Problem statement :: Copy the lines below as they are; omit the images they contain.

-- Begin Material provided --

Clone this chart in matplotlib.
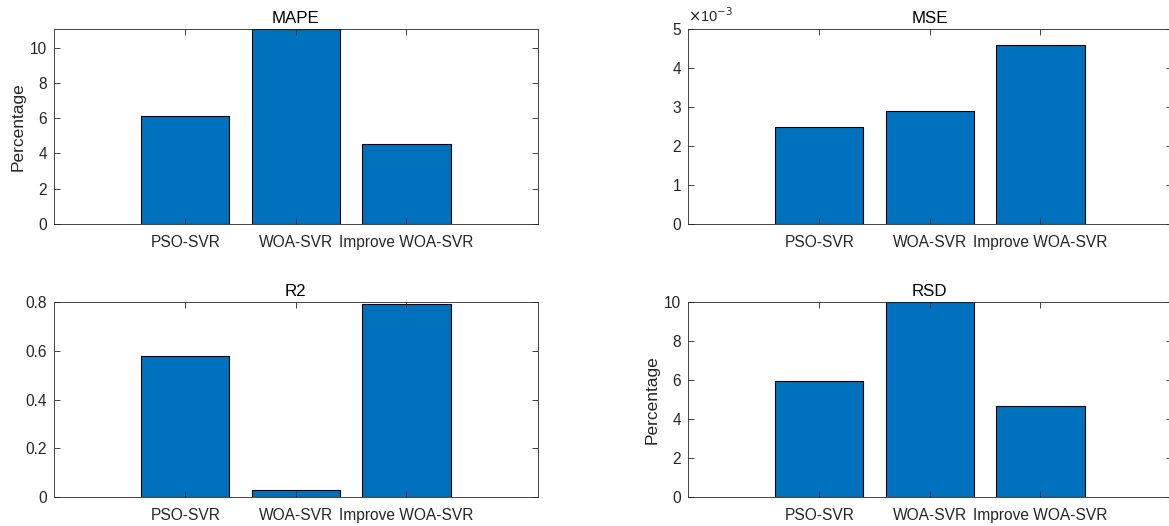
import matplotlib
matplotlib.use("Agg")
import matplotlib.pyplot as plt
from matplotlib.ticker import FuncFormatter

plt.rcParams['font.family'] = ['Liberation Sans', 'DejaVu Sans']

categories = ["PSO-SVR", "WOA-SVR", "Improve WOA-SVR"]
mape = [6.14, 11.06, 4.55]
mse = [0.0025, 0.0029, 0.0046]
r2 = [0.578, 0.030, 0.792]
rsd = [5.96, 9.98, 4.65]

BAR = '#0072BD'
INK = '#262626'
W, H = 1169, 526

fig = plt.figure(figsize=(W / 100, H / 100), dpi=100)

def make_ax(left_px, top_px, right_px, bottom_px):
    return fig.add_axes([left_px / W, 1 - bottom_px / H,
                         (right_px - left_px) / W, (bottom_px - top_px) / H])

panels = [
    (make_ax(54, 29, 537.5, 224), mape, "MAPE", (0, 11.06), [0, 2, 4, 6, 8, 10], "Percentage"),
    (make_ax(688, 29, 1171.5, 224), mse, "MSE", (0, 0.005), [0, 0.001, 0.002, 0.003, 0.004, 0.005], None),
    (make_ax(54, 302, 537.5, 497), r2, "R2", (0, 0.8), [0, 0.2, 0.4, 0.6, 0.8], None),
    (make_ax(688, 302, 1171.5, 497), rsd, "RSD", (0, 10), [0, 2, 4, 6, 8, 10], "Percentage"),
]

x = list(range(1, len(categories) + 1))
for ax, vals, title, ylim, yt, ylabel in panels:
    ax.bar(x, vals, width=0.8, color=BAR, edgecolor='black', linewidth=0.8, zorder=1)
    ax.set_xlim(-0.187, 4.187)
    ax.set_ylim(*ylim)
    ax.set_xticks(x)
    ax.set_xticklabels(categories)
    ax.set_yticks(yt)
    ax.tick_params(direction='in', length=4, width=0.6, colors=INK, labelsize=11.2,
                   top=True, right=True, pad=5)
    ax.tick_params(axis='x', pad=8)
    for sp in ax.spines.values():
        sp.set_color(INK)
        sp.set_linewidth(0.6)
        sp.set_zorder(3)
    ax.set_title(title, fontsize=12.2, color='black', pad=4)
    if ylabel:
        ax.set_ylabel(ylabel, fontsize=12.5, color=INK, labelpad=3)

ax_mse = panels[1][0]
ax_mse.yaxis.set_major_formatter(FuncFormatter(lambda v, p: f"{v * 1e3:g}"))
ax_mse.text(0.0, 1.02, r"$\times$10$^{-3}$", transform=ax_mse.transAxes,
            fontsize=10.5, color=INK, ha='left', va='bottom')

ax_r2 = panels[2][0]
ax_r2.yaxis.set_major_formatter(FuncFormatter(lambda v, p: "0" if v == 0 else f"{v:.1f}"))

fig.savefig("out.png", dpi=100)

-- End Material provided --

Task solution ::
Clone this chart in matplotlib.
import matplotlib
matplotlib.use("Agg")
import matplotlib.pyplot as plt
from matplotlib.ticker import FuncFormatter

plt.rcParams['font.family'] = ['Liberation Sans', 'DejaVu Sans']

categories = ["PSO-SVR", "WOA-SVR", "Improve WOA-SVR"]
mape = [6.14, 11.06, 4.55]
mse = [0.0025, 0.0029, 0.0046]
r2 = [0.578, 0.030, 0.792]
rsd = [5.96, 9.98, 4.65]

BAR = '#0072BD'
INK = '#262626'
W, H = 1169, 526

fig = plt.figure(figsize=(W / 100, H / 100), dpi=100)

def make_ax(left_px, top_px, right_px, bottom_px):
    return fig.add_axes([left_px / W, 1 - bottom_px / H,
                         (right_px - left_px) / W, (bottom_px - top_px) / H])

panels = [
    (make_ax(54, 29, 537.5, 224), mape, "MAPE", (0, 11.06), [0, 2, 4, 6, 8, 10], "Percentage"),
    (make_ax(688, 29, 1171.5, 224), mse, "MSE", (0, 0.005), [0, 0.001, 0.002, 0.003, 0.004, 0.005], None),
    (make_ax(54, 302, 537.5, 497), r2, "R2", (0, 0.8), [0, 0.2, 0.4, 0.6, 0.8], None),
    (make_ax(688, 302, 1171.5, 497), rsd, "RSD", (0, 10), [0, 2, 4, 6, 8, 10], "Percentage"),
]

x = list(range(1, len(categories) + 1))
for ax, vals, title, ylim, yt, ylabel in panels:
    ax.bar(x, vals, width=0.8, color=BAR, edgecolor='black', linewidth=0.8, zorder=1)
    ax.set_xlim(-0.187, 4.187)
    ax.set_ylim(*ylim)
    ax.set_xticks(x)
    ax.set_xticklabels(categories)
    ax.set_yticks(yt)
    ax.tick_params(direction='in', length=4, width=0.6, colors=INK, labelsize=11.2,
                   top=True, right=True, pad=5)
    ax.tick_params(axis='x', pad=8)
    for sp in ax.spines.values():
        sp.set_color(INK)
        sp.set_linewidth(0.6)
        sp.set_zorder(3)
    ax.set_title(title, fontsize=12.2, color='black', pad=4)
    if ylabel:
        ax.set_ylabel(ylabel, fontsize=12.5, color=INK, labelpad=3)

ax_mse = panels[1][0]
ax_mse.yaxis.set_major_formatter(FuncFormatter(lambda v, p: f"{v * 1e3:g}"))
ax_mse.text(0.0, 1.02, r"$\times$10$^{-3}$", transform=ax_mse.transAxes,
            fontsize=10.5, color=INK, ha='left', va='bottom')

ax_r2 = panels[2][0]
ax_r2.yaxis.set_major_formatter(FuncFormatter(lambda v, p: "0" if v == 0 else f"{v:.1f}"))

fig.savefig("out.png", dpi=100)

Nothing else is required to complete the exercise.